Question

Three groups of children contain respectively 3 girls & 1 boy; 2 girls & 2 boys; 1 girl & 3 boys. One child is selected at random from each group. What is the chance that the three selected children consist of one girl and 2 boys?
A. $\dfrac{9}{{32}}$
B. $\dfrac{{11}}{{32}}$
C. $\dfrac{{13}}{{32}}$
D. $\dfrac{7}{{32}}$

Answer 1

Hint: We just focus on what we have to calculate here, we have to select three children of which one is a girl and two are boys. We have only three groups here. For that we can see that we have only three possibilities here i.e. we can have a girl from group first, a boy from second group and a boy from third group or we can have a boy from group first, a girl from second group and a boy from third group or we can have a boy from group first, a boy from second group and a girl from third group.
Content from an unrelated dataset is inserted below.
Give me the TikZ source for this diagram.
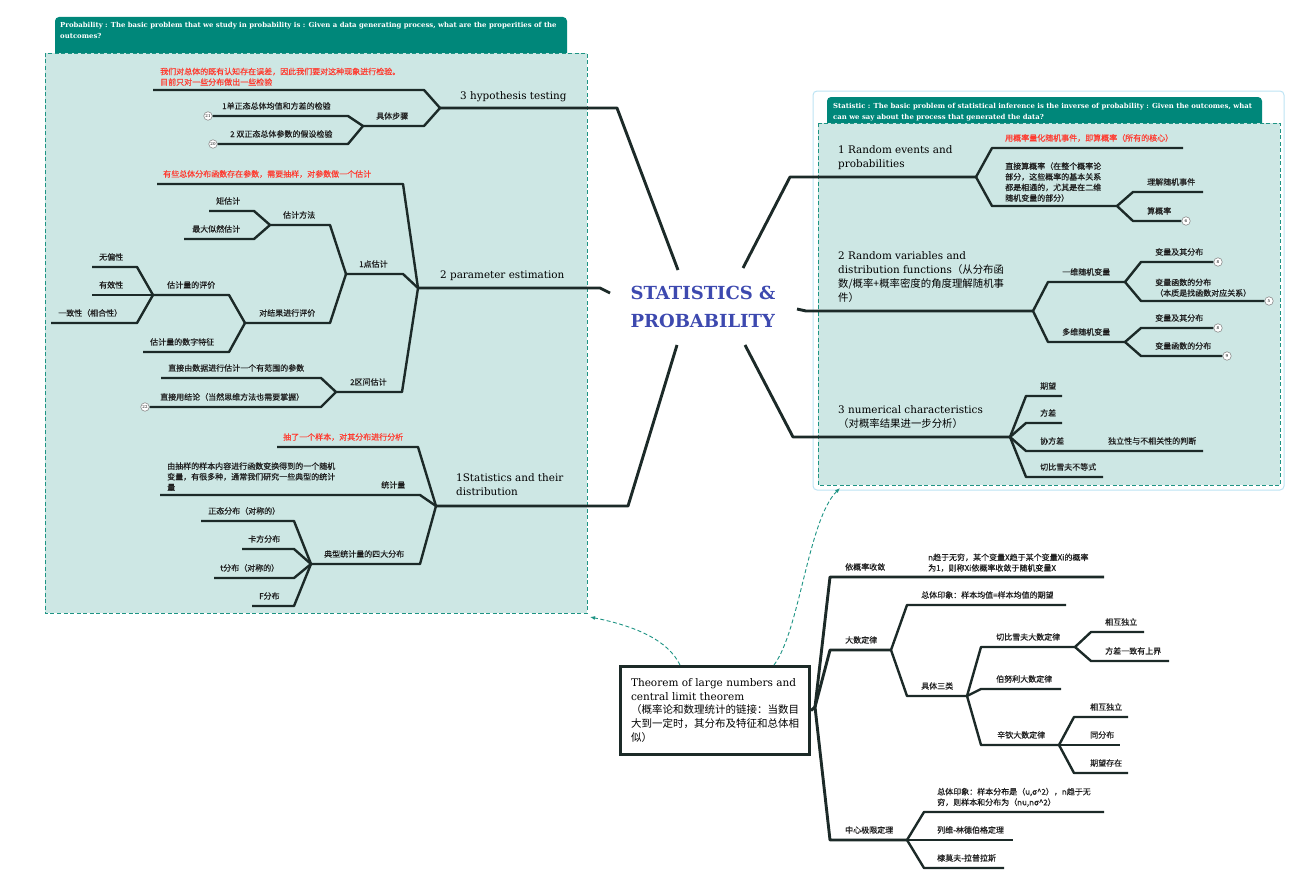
\documentclass[tikz,border=0pt]{standalone}
\usepackage{fontspec}
\setmainfont{DejaVu Serif}
\newfontfamily\cjk{Noto Sans CJK SC}
\newfontfamily\cjkb[FakeBold=0.5]{Noto Sans CJK SC}
\newcommand{\zh}[1]{{\cjk #1}}
\usetikzlibrary{arrows.meta}
\definecolor{linec}{HTML}{1C2A28}
\definecolor{hdrc}{HTML}{00877A}
\definecolor{regc}{HTML}{CDE7E4}
\definecolor{dashc}{HTML}{1E9484}
\definecolor{redt}{HTML}{FF3B30}
\definecolor{titlec}{HTML}{3D49AF}
\definecolor{outc}{HTML}{BDE4F4}
\begin{document}
\begin{tikzpicture}[x=1pt,y=-1pt,
    br/.style={draw=linec,line width=2.4pt,line join=round},
    trunk/.style={br,line width=2.9pt},
    lb/.style={font=\cjkb\fontsize{8}{10.6}\selectfont,text=black!88,anchor=base west,inner sep=0pt,align=left},
    rd/.style={lb,text=redt},
    hd/.style={font=\fontsize{10.4}{14}\selectfont,anchor=base west,inner sep=0pt,align=left},
    hdr/.style={font=\bfseries\fontsize{6.9}{11}\selectfont,text=white,anchor=base west,inner sep=0pt,align=left},
    region/.style={draw=dashc,fill=regc,dash pattern=on 4pt off 2.5pt,line width=0.9pt},
    numc/.style={circle,draw=black!45,fill=white,line width=0.6pt,minimum size=8.5pt,inner sep=0pt,font=\fontsize{4}{4}\selectfont},
    link/.style={draw=dashc,dash pattern=on 4pt off 2.5pt,line width=0.9pt,-{Latex[length=5pt,width=4pt]}}]
\useasboundingbox (0,0) rectangle (1303,883);
\fill[hdrc,rounded corners=4pt] (55,60) rectangle (567,17);
\draw[region] (45,53) rectangle (587,613);
\node[hdr] (probhdr) at (60,39) {Probability : The basic problem that we study in probability is : Given a data generating process, what are the properities of the\\outcomes?};
\draw[outc,fill=white,rounded corners=4pt,line width=1pt] (813,91) rectangle (1284,490);
\fill[hdrc,rounded corners=4pt] (827,130) rectangle (1262,97);
\draw[region] (818,123) rectangle (1280,485);
\node[hdr] (stathdr) at (833,119) {Statistic : The basic problem of statistical inference is the inverse of probability : Given the outcomes, what\\can we say about the process that generated the data?};

\node[font=\bfseries\fontsize{18}{28}\selectfont,text=titlec,align=left] (root) at (703,307) {STATISTICS \&\\PROBABILITY};
\coordinate (rA) at (678,270);
\coordinate (rB) at (610,293);
\coordinate (rC) at (677,345);
\coordinate (rD) at (743,268);
\coordinate (rE) at (797,309);
\coordinate (rF) at (745,345);

\coordinate (j3) at (440,108);
\coordinate (j3b) at (363,126);
\draw[trunk] (rA) -- (617,108) -- (j3);
\draw[br] (j3) -- (424,90) -- (153,90);
\draw[br] (j3) -- (424,126) -- (j3b);
\node[numc] (n21) at (208,116) {21};
\node[numc] (n20) at (213,144) {20};
\draw[br] (j3b) -- (348,116) -- (n21);
\draw[br] (j3b) -- (348,144) -- (n20);
\node[hd] (t3) at (460,99) {3 hypothesis testing};
\node[rd,anchor=south west] (t3r) at (160,86) {我们对总体的既有认知存在误差，因此我们要对这种现象进行检验。\\目前只对一些分布做出一些检验};
\node[lb] (t3s) at (376,119) {具体步骤};
\node[lb] (t3a) at (222,109) {1单正态总体均值和方差的检验};
\node[lb] (t3b) at (230,137) {2 双正态总体参数的假设检验};

\coordinate (j2) at (418,288);
\coordinate (j21) at (346,274);
\coordinate (j211) at (270,225);
\coordinate (j212) at (245,323);
\coordinate (j2121) at (153,295);
\coordinate (j22) at (336,392);
\draw[trunk] (rB) -- (600,288) -- (j2);
\draw[br] (j2) -- (403,184) -- (157,184);
\draw[br] (j2) -- (403,274) -- (j21);
\draw[br] (j2) -- (402,392) -- (j22);
\draw[br] (j21) -- (330,225) -- (j211);
\draw[br] (j211) -- (254,211) -- (209,211);
\draw[br] (j211) -- (254,239) -- (184,239);
\draw[br] (j21) -- (330,323) -- (j212);
\draw[br] (j212) -- (229,295) -- (j2121);
\draw[br] (j2121) -- (137,267) -- (92,267);
\draw[br] (j2121) -- (92,295);
\draw[br] (j2121) -- (137,323) -- (51,323);
\draw[br] (j212) -- (229,352) -- (143,352);
\draw[br] (j22) -- (321,378) -- (161,378);
\node[numc] (n22) at (145,407) {22};
\draw[br] (j22) -- (321,407) -- (n22);
\node[hd] (t2) at (440,278) {2 parameter estimation};
\node[rd] (t2r) at (163,177) {有些总体分布函数存在参数，需要抽样，对参数做一个估计};
\node[lb] (t21) at (359,267) {1点估计};
\node[lb] (t211) at (283,218) {估计方法};
\node[lb] (t2111) at (216,204) {矩估计};
\node[lb] (t2112) at (192,232) {最大似然估计};
\node[lb] (t212) at (259,316) {对结果进行评价};
\node[lb] (t2121) at (167,288) {估计量的评价};
\node[lb] (tub) at (99,260) {无偏性};
\node[lb] (tef) at (99,288) {有效性};
\node[lb] (tco) at (58,316) {一致性（相合性）};
\node[lb] (t2122) at (150,345) {估计量的数字特征};
\node[lb] (t22) at (350,385) {2区间估计};
\node[lb] (t221) at (168,371) {直接由数据进行估计一个有范围的参数};
\node[lb] (t222) at (160,400) {直接用结论（当然思维方法也需要掌握）};

\coordinate (j1) at (436,506);
\coordinate (j13) at (311,564);
\draw[trunk] (rC) -- (628,506) -- (j1);
\draw[br] (j1) -- (418,447) -- (277,447);
\draw[br] (j1) -- (420,495) -- (160,495);
\draw[br] (j1) -- (420,564) -- (j13);
\draw[br] (j13) -- (294,521) -- (201,521);
\draw[br] (j13) -- (294,549) -- (242,549);
\draw[br] (j13) -- (294,578) -- (214,578);
\draw[br] (j13) -- (294,606) -- (252,606);
\node[hd] (t1) at (456,495) {1Statistics and their\\distribution};
\node[rd] (t1r) at (283,440) {抽了一个样本，对其分布进行分析};
\node[lb] (t11) at (381,488) {统计量};
\node[lb,anchor=south west] (t11d) at (167,491) {由抽样的样本内容进行函数变换得到的一个随机\\变量，有很多种，通常我们研究一些典型的统计\\量};
\node[lb] (t13) at (324,557) {典型统计量的四大分布};
\node[lb] (t131) at (208,514) {正态分布（对称的）};
\node[lb] (t132) at (248,542) {卡方分布};
\node[lb] (t133) at (220,571) {t分布（对称的）};
\node[lb] (t134) at (259,599) {F分布};

\coordinate (k1) at (976,177);
\coordinate (k12) at (1117,206);
\draw[trunk] (rD) -- (790,177) -- (k1);
\draw[br] (k1) -- (992,148) -- (1183,148);
\draw[br] (k1) -- (992,206) -- (k12);
\draw[br] (k12) -- (1133,192) -- (1203,192);
\node[numc] (n6) at (1186,221) {6};
\draw[br] (k12) -- (1133,221) -- (n6);
\node[hd] (s1) at (838,167) {1 Random events and\\probabilities};
\node[rd] (s1r) at (1005,141) {用概率量化随机事件，即算概率（所有的核心）};
\node[lb,anchor=south west] (s12) at (1005,202) {直接算概率（在整个概率论\\部分，这些概率的基本关系\\都是相通的，尤其是在二维\\随机变量的部分）};
\node[lb] (s121) at (1147,185) {理解随机事件};
\node[lb] (s122) at (1147,214) {算概率};

\coordinate (k2) at (1033,311);
\coordinate (k21) at (1125,282);
\coordinate (k22) at (1125,342);
\draw[trunk] (rE) -- (806,311) -- (k2);
\draw[br] (k2) -- (1048,282) -- (k21);
\draw[br] (k2) -- (1048,342) -- (k22);
\node[numc] (n8a) at (1218,262) {8};
\node[numc] (n5) at (1269,301) {5};
\node[numc] (n8b) at (1218,328) {8};
\node[numc] (n9) at (1227,356) {9};
\draw[br] (k21) -- (1141,262) -- (n8a);
\draw[br] (k21) -- (1141,301) -- (n5);
\draw[br] (k22) -- (1141,328) -- (n8b);
\draw[br] (k22) -- (1141,356) -- (n9);
\node[hd] (s2) at (838,301) {2 Random variables and\\distribution functions\zh{（从分布函}\\\zh{数/概率+概率密度的角度理解随机事}\\\zh{件）}};
\node[lb] (s21) at (1062,275) {一维随机变量};
\node[lb] (s211) at (1155,255) {变量及其分布};
\node[lb,anchor=south west] (s212) at (1155,297) {变量函数的分布\\（本质是找函数对应关系）};
\node[lb] (s22) at (1062,335) {多维随机变量};
\node[lb] (s221) at (1155,321) {变量及其分布};
\node[lb] (s222) at (1155,349) {变量函数的分布};

\coordinate (k3) at (1010,437);
\coordinate (k33) at (1070,451);
\draw[trunk] (rF) -- (793,437) -- (k3);
\draw[br] (k3) -- (1026,396) -- (1062,396);
\draw[br] (k3) -- (1026,423) -- (1062,423);
\draw[br] (k3) -- (1026,451) -- (k33) -- (1203,451);
\draw[br] (k3) -- (1026,477) -- (1103,477);
\node[hd] (s3) at (838,427) {3 numerical characteristics\\\zh{（对概率结果进一步分析）}};
\node[lb] (s31) at (1040,389) {期望};
\node[lb] (s32) at (1040,416) {方差};
\node[lb] (s33) at (1040,444) {协方差};
\node[lb] (s331) at (1108,444) {独立性与不相关性的判断};
\node[lb] (s34) at (1040,470) {切比雪夫不等式};

\node[draw=linec,line width=3pt,fill=white,anchor=north west,minimum width=189pt,minimum height=88pt,align=left,inner sep=0pt,font=\fontsize{10.5}{13.8}\selectfont] (thm) at (619,665) {Theorem of large numbers and\\central limit theorem\\\zh{（概率论和数理统计的链接：当数目}\\\zh{大到一定时，其分布及特征和总体相}\\\zh{似）}};
\coordinate (lcorner) at (590,617);
\coordinate (rcorner) at (840,488);
\draw[link] ([xshift=61pt]thm.north west) .. controls (668,640) and (635,626) .. (lcorner);
\draw[link] ([xshift=155pt]thm.north west) .. controls (800,630) and (808,520) .. (rcorner);

\coordinate (m0) at (815,707);
\coordinate (m2) at (891,650);
\coordinate (m22) at (967,696);
\coordinate (m221) at (1075,647);
\coordinate (m223) at (1059,745);
\coordinate (m3) at (907,840);
\draw[trunk] (thm.east) -- (m0);
\draw[trunk] (m0) -- (830,577) -- (1104,577);
\draw[trunk] (m0) -- (830,650) -- (m2);
\draw[trunk] (m0) -- (830,840) -- (m3);
\draw[br] (m2) -- (907,605) -- (1066,605);
\draw[br] (m2) -- (907,696) -- (m22);
\draw[br] (m22) -- (981,647) -- (m221);
\draw[br] (m221) -- (1091,632) -- (1144,632);
\draw[br] (m221) -- (1091,661) -- (1169,661);
\draw[br] (m22) -- (981,689) -- (1061,689);
\draw[br] (m22) -- (981,745) -- (m223);
\draw[br] (m223) -- (1074,717) -- (1128,717);
\draw[br] (m223) -- (1120,745);
\draw[br] (m223) -- (1074,773) -- (1128,773);
\draw[br] (m3) -- (924,812) -- (1104,812);
\draw[br] (m3) -- (1013,840);
\draw[br] (m3) -- (924,868) -- (1004,868);
\node[lb] (u1) at (845,570) {依概率收敛};
\node[lb,anchor=south west] (u1d) at (928,572) {n趋于无穷，某个变量X趋于某个变量Xi的概率\\为1，则称Xi依概率收敛于随机变量X};
\node[lb] (u2) at (845,643) {大数定律};
\node[lb] (u21) at (921,598) {总体印象：样本均值=样本均值的期望};
\node[lb] (u22) at (921,689) {具体三类};
\node[lb] (u221) at (996,640) {切比雪夫大数定律};
\node[lb] (u2211) at (1105,625) {相互独立};
\node[lb] (u2212) at (1105,654) {方差一致有上界};
\node[lb] (u222) at (996,682) {伯努利大数定律};
\node[lb] (u223) at (997,738) {辛钦大数定律};
\node[lb] (u2231) at (1090,710) {相互独立};
\node[lb] (u2232) at (1090,738) {同分布};
\node[lb] (u2233) at (1090,766) {期望存在};
\node[lb] (u3) at (845,833) {中心极限定理};
\node[lb,anchor=south west] (u31) at (937,807) {总体印象：样本分布是（u,σ\textasciicircum 2），n趋于无\\穷，则样本和分布为（nu,nσ\textasciicircum 2）};
\node[lb] (u32) at (937,833) {列维-林德伯格定理};
\node[lb] (u33) at (937,861) {棣莫夫-拉普拉斯};
\end{tikzpicture}
\end{document}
We will calculate all the probabilities and just have a union of all of them because we have the or condition here between the possibilities and the events are mutually exclusive i.e., they cannot occur at the same time.
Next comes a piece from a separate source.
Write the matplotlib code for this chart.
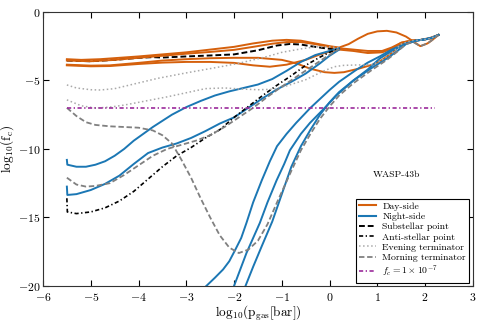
import matplotlib
matplotlib.use("Agg")
import matplotlib.pyplot as plt
from matplotlib.lines import Line2D

plt.rcParams['font.family'] = 'serif'
plt.rcParams['font.serif'] = ['cmr10', 'DejaVu Serif']
plt.rcParams['mathtext.fontset'] = 'cm'
plt.rcParams['axes.formatter.use_mathtext'] = True

# ---- day-side (orange) ----
day1_x = [-5.5, -5.2, -4.8, -4.4, -4.0, -3.5, -3.0, -2.5, -2.0, -1.6, -1.2, -0.9, -0.6, -0.3, 0.0, 0.2, 0.4, 0.6, 0.8, 1.0, 1.2, 1.4, 1.6, 1.75, 1.9, 2.05, 2.15, 2.28]
day1_y = [-3.45, -3.5, -3.45, -3.35, -3.25, -3.1, -2.95, -2.75, -2.55, -2.3, -2.1, -2.04, -2.1, -2.3, -2.5, -2.6, -2.35, -1.95, -1.6, -1.42, -1.38, -1.5, -1.8, -2.15, -2.5, -2.3, -2.05, -1.68]
day2_x = [-5.5, -5.0, -4.5, -4.0, -3.5, -3.0, -2.5, -2.0, -1.6, -1.2, -0.9, -0.6, -0.3, 0.0, 0.2, 0.5, 0.8, 1.1, 1.3, 1.5, 1.7, 1.9, 2.1, 2.28]
day2_y = [-3.55, -3.6, -3.5, -3.35, -3.2, -3.05, -2.92, -2.77, -2.55, -2.32, -2.2, -2.2, -2.35, -2.55, -2.65, -2.75, -2.85, -2.85, -2.6, -2.25, -2.1, -2.05, -1.95, -1.68]
day3_x = [-5.5, -5.0, -4.6, -4.0, -3.5, -3.0, -2.5, -2.0, -1.5, -1.0, -0.7, -0.4, -0.1, 0.1, 0.3, 0.6, 0.9, 1.1, 1.3, 1.5, 1.7, 1.9, 2.1, 2.28]
day3_y = [-3.85, -3.92, -3.9, -3.72, -3.55, -3.45, -3.38, -3.35, -3.35, -3.5, -3.75, -4.15, -4.4, -4.45, -4.4, -4.15, -3.85, -3.5, -3.0, -2.35, -2.1, -2.05, -1.9, -1.68]
day4_x = [-5.5, -5.0, -4.6, -4.0, -3.5, -3.0, -2.5, -2.0, -1.6, -1.25, -0.9, -0.5, -0.2, 0.0, 0.2, 0.5, 0.8, 1.1, 1.3, 1.5, 1.7, 1.9, 2.1, 2.28]
day4_y = [-3.9, -3.97, -3.95, -3.8, -3.7, -3.65, -3.65, -3.72, -3.9, -4.0, -3.85, -3.5, -3.1, -2.9, -2.75, -2.85, -3.0, -2.95, -2.7, -2.25, -2.1, -2.05, -1.95, -1.68]

# ---- night-side (blue) ----
night1_x = [-5.5, -5.49, -5.3, -5.1, -4.9, -4.7, -4.5, -4.3, -4.1, -3.9, -3.7, -3.5, -3.3, -3.0, -2.7, -2.4, -2.1, -1.8, -1.5, -1.2, -0.9, -0.6, -0.3, 0.0, 0.2]
night1_y = [-10.8, -11.15, -11.3, -11.3, -11.15, -10.9, -10.5, -10.0, -9.4, -8.9, -8.4, -7.95, -7.5, -6.95, -6.5, -6.1, -5.8, -5.55, -5.3, -4.9, -4.3, -3.65, -3.15, -2.85, -2.65]
night2_x = [-5.5, -5.49, -5.3, -5.0, -4.7, -4.4, -4.1, -3.8, -3.5, -3.2, -2.9, -2.6, -2.3, -2.0, -1.7, -1.4, -1.1, -0.8, -0.5, -0.2, 0.0, 0.2]
night2_y = [-12.75, -13.36, -13.3, -13.0, -12.55, -11.95, -11.1, -10.3, -9.9, -9.6, -9.2, -8.7, -8.15, -7.7, -7.0, -6.3, -5.65, -5.1, -4.5, -3.75, -3.2, -2.75]
night3_x = [-2.58, -2.4, -2.23, -2.1, -1.98, -1.85, -1.74, -1.6, -1.42, -1.25, -1.1, -0.9, -0.7, -0.4, 0.0, 0.2, 0.55, 0.8, 1.05, 1.3, 1.6, 1.8, 2.0, 2.15, 2.28]
night3_y = [-20.0, -19.4, -18.8, -18.2, -17.4, -16.5, -15.4, -13.9, -12.3, -10.9, -9.8, -8.9, -8.1, -7.0, -5.7, -5.1, -4.25, -3.7, -3.25, -2.75, -2.3, -2.1, -2.0, -1.88, -1.68]
night4_x = [-2.0, -1.87, -1.74, -1.6, -1.46, -1.3, -1.11, -0.95, -0.83, -0.6, -0.41, -0.1, 0.14, 0.5, 0.8, 1.05, 1.3, 1.6, 1.8, 2.0, 2.15, 2.28]
night4_y = [-20.0, -18.8, -17.6, -16.5, -15.4, -13.9, -12.3, -11.1, -10.1, -8.9, -8.1, -7.0, -6.1, -5.0, -4.2, -3.4, -2.85, -2.3, -2.1, -2.0, -1.88, -1.68]
night5_x = [-1.76, -1.6, -1.42, -1.2, -1.0, -0.8, -0.6, -0.4, -0.2, 0.0, 0.2, 0.5, 0.9, 1.2, 1.4, 1.6, 1.8, 2.0, 2.15, 2.28]
night5_y = [-20.0, -18.6, -17.1, -15.3, -13.3, -11.3, -9.8, -8.6, -7.5, -6.6, -5.85, -5.0, -4.05, -3.4, -2.9, -2.35, -2.1, -2.0, -1.88, -1.68]

# ---- substellar / anti-stellar ----
sub_x = [-5.5, -5.0, -4.5, -4.0, -3.7, -3.5, -3.0, -2.5, -2.0, -1.5, -1.1, -0.83, -0.6, -0.4, -0.1, 0.2]
sub_y = [-3.55, -3.6, -3.5, -3.35, -3.3, -3.33, -3.25, -3.18, -3.1, -2.8, -2.45, -2.34, -2.38, -2.5, -2.65, -2.77]
anti_x = [-5.5, -5.49, -5.3, -5.0, -4.7, -4.4, -4.1, -3.8, -3.5, -3.2, -2.9, -2.6, -2.3, -2.0, -1.7, -1.4, -1.1, -0.8, -0.5, -0.2, 0.0, 0.2]
anti_y = [-13.6, -14.6, -14.72, -14.6, -14.3, -13.8, -13.1, -12.2, -11.3, -10.5, -9.9, -9.2, -8.6, -7.7, -6.9, -6.1, -5.35, -4.65, -3.9, -3.3, -2.95, -2.65]

# ---- terminators ----
eve1_x = [-5.5, -5.3, -5.0, -4.8, -4.5, -4.2, -3.9, -3.6, -3.3, -3.0, -2.6, -2.2, -1.9, -1.6, -1.3, -1.0, -0.6, -0.3, 0.0, 0.2]
eve1_y = [-5.33, -5.55, -5.68, -5.7, -5.6, -5.35, -5.1, -4.85, -4.65, -4.45, -4.2, -3.95, -3.75, -3.5, -3.25, -2.95, -2.7, -2.55, -2.55, -2.62]
eve2_x = [-5.5, -5.2, -4.9, -4.6, -4.3, -4.0, -3.7, -3.4, -3.0, -2.6, -2.2, -1.9, -1.5, -1.2, -0.9, -0.5, -0.15, 0.1, 0.3, 0.6, 0.9, 1.1, 1.3, 1.5, 1.7, 1.9, 2.1, 2.28]
eve2_y = [-6.42, -6.85, -7.02, -6.95, -6.8, -6.6, -6.4, -6.2, -5.9, -5.6, -5.55, -5.62, -5.68, -5.65, -5.4, -4.95, -4.35, -4.0, -3.9, -3.87, -3.85, -3.5, -3.0, -2.35, -2.1, -2.05, -1.95, -1.68]
morn1_x = [-5.5, -5.3, -5.1, -4.9, -4.6, -4.3, -4.0, -3.7, -3.5, -3.3, -3.1, -2.9, -2.7, -2.5, -2.3, -2.1, -1.9, -1.7, -1.5, -1.3, -1.1, -0.95, -0.8, -0.6, -0.4, -0.2, 0.0, 0.2, 0.5, 0.9, 1.2, 1.4, 1.6, 1.75, 1.9, 2.05, 2.15, 2.28]
morn1_y = [-7.0, -7.6, -8.05, -8.25, -8.35, -8.4, -8.45, -8.65, -9.0, -9.6, -10.8, -12.1, -13.6, -15.0, -16.3, -17.2, -17.6, -17.35, -16.7, -15.5, -13.9, -12.75, -11.6, -10.1, -8.9, -7.8, -6.9, -6.1, -5.2, -4.2, -3.5, -2.95, -2.35, -2.2, -2.5, -2.3, -2.05, -1.68]
morn2_x = [-5.5, -5.3, -5.1, -4.9, -4.6, -4.3, -4.0, -3.7, -3.4, -3.1, -2.8, -2.5, -2.2, -1.9, -1.6, -1.3, -1.0, -0.7, -0.4, -0.1, 0.2]
morn2_y = [-12.1, -12.6, -12.75, -12.7, -12.5, -11.9, -11.2, -10.5, -10.0, -9.7, -9.4, -9.0, -8.4, -7.7, -7.0, -6.2, -5.45, -4.75, -4.05, -3.35, -2.7]

fc_x = [-5.5, 2.2]
fc_y = [-7.0, -7.0]

orange = '#d5600c'
blue = '#1b77b4'
purple = '#9b2a9b'
dashdot = (0, (2.5, 1.5, 0.8, 1.5))

fig, ax = plt.subplots(figsize=(4.83, 3.22), dpi=100)
fig.subplots_adjust(left=0.089, right=0.979, bottom=0.112, top=0.963)

ax.plot(sub_x, sub_y, color='black', ls=(0, (3, 1.5)), lw=1.4, zorder=1)
for x, y in [(day1_x, day1_y), (day2_x, day2_y), (day3_x, day3_y), (day4_x, day4_y)]:
    ax.plot(x, y, color=orange, lw=1.4, zorder=2)
for x, y in [(night1_x, night1_y), (night2_x, night2_y), (night3_x, night3_y),
             (night4_x, night4_y), (night5_x, night5_y)]:
    ax.plot(x, y, color=blue, lw=1.4, zorder=2)
ax.plot(anti_x, anti_y, color='black', ls=dashdot, lw=1.2, zorder=3)
for x, y in [(eve1_x, eve1_y), (eve2_x, eve2_y)]:
    ax.plot(x, y, color='darkgrey', ls=':', lw=1.1, zorder=3)
for x, y in [(morn1_x, morn1_y), (morn2_x, morn2_y)]:
    ax.plot(x, y, color='grey', ls=(0, (3, 1.5)), lw=1.3, zorder=3)
ax.plot(fc_x, fc_y, color=purple, ls=dashdot, lw=1.2, zorder=3)

ax.set_xlim(-6, 3)
ax.set_ylim(-20, 0)
ax.set_xticks(range(-6, 4))
ax.set_yticks([0, -5, -10, -15, -20])
ax.tick_params(direction='in', top=True, right=True, labelsize=8.5, length=4, pad=2)
ax.tick_params(axis='x', pad=4)
for s in ax.spines.values():
    s.set_color('#333333')
ax.set_xlabel(r'$\mathrm{log_{10}(p_{gas}[bar])}$', fontsize=9.5, labelpad=0)
ax.set_ylabel(r'$\mathrm{log_{10}(f_c)}$', fontsize=9.5, labelpad=1)

ax.text(1.4, -11.9, 'WASP-43b', fontsize=7, ha='center', va='center')

handles = [
    Line2D([], [], color=orange, lw=1.5),
    Line2D([], [], color=blue, lw=1.5),
    Line2D([], [], color='black', ls=(0, (3, 1.5)), lw=1.4),
    Line2D([], [], color='black', ls=dashdot, lw=1.2),
    Line2D([], [], color='darkgrey', ls=':', lw=1.1),
    Line2D([], [], color='grey', ls=(0, (3, 1.5)), lw=1.3),
    Line2D([], [], color=purple, ls=dashdot, lw=1.2),
]
labels = ['Day-side', 'Night-side', 'Substellar point', 'Anti-stellar point',
          'Evening terminator', 'Morning terminator', r'$f_c = 1\times10^{-7}$']
leg = ax.legend(handles, labels, loc='lower right', fontsize=7, fancybox=False,
                edgecolor='black', framealpha=1, labelspacing=0.15, handlelength=1.7,
                handletextpad=0.7, borderpad=0.35, borderaxespad=0.35)
leg.get_frame().set_linewidth(0.8)

fig.savefig('out.png', dpi=100)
Complete step-by-step answer:
Let us suppose group of 3 girls & 1 boy be group A, group of 2 girls & 2 boys be group B and group of 1 girl & 3 boys be group C.
For the combination we have only three possibilities here to select the combination of one girl and 2 boys at random.
We know that, Probability of an event A is the number of ways event A can occur divided by the total number of possible outcomes.
First Possibility,
A girl from group A, a boy from group B, a boy from group C
To select a girl from Group A, we can select 3 out of 4 possibilities, so probability $= \dfrac{3}{4}$
To select a boy from Group B, we can select 2 out of 4 possibilities, so probability $= \dfrac{2}{4}$
To select a boy from Group C, we can select 3 out of 4 possibilities, so probability $= \dfrac{3}{4}$
So, the probability to select a girl from group A, a boy from group B, a boy from group C $= \dfrac{3}{4} \times \dfrac{2}{4} \times \dfrac{3}{4} = \dfrac{9}{{32}}$
Second Possibility,
A boy from group A, a girl from group B, a boy from group C
To select a boy from Group A, we can select 1 out of 4 possibilities, so probability $= \dfrac{1}{4}$
To select a girl from Group B, we can select 2 out of 4 possibilities, so probability $= \dfrac{2}{4}$
To select a boy from Group C, we can select 3 out of 4 possibilities, so probability $= \dfrac{3}{4}$
So, the probability to select a boy from group A, a girl from group B, a boy from group C $= \dfrac{1}{4} \times \dfrac{2}{4} \times \dfrac{3}{4} = \dfrac{3}{{32}}$
Third Possibility,
A boy from group A, a boy from group B, a girl from group C
To select a boy from Group A, we can select 1 out of 4 possibilities, so probability $= \dfrac{1}{4}$
To select a boy from Group B, we can select 2 out of 4 possibilities, so probability $= \dfrac{2}{4}$
To select a girl from Group C, we can select 1 out of 4 possibilities, so probability $= \dfrac{1}{4}$
So, the probability to select a boy from group A, a boy from group B, a girl from group C $= \dfrac{1}{4} \times \dfrac{2}{4} \times \dfrac{1}{4} = \dfrac{1}{{32}}$
Now, we know that these three possibilities are mutually exclusive, so our required probability is the sum total of all the probabilities.
Required probability is the sum of probability of first possibility, probability of second possibility and probability of third possibility.
Required probability $= \dfrac{9}{{32}} + \dfrac{3}{{32}} + \dfrac{1}{{32}} = \dfrac{{13}}{{32}}$
Hence our required probability is $\dfrac{{13}}{{32}}$
Option C. $\dfrac{{13}}{{32}}$ is our correct answer.

Note: In such a type of problem just take into consideration that probability of event A is the number of ways event A can occur divided by the total number of possible outcomes. We have to check for all the possibilities of the events and then we have to check if the events are mutually exclusive.
When two events, A and B, are mutually exclusive, the probability that A or B will occur is the sum of the probability of each event i.e. $P(AorB) = P(A) + P(B)$
In this question they are mutually exclusive and for the mutually exclusive events they cannot happen at the same time and we just take the sum total of the individual probabilities to get the total probability of the event.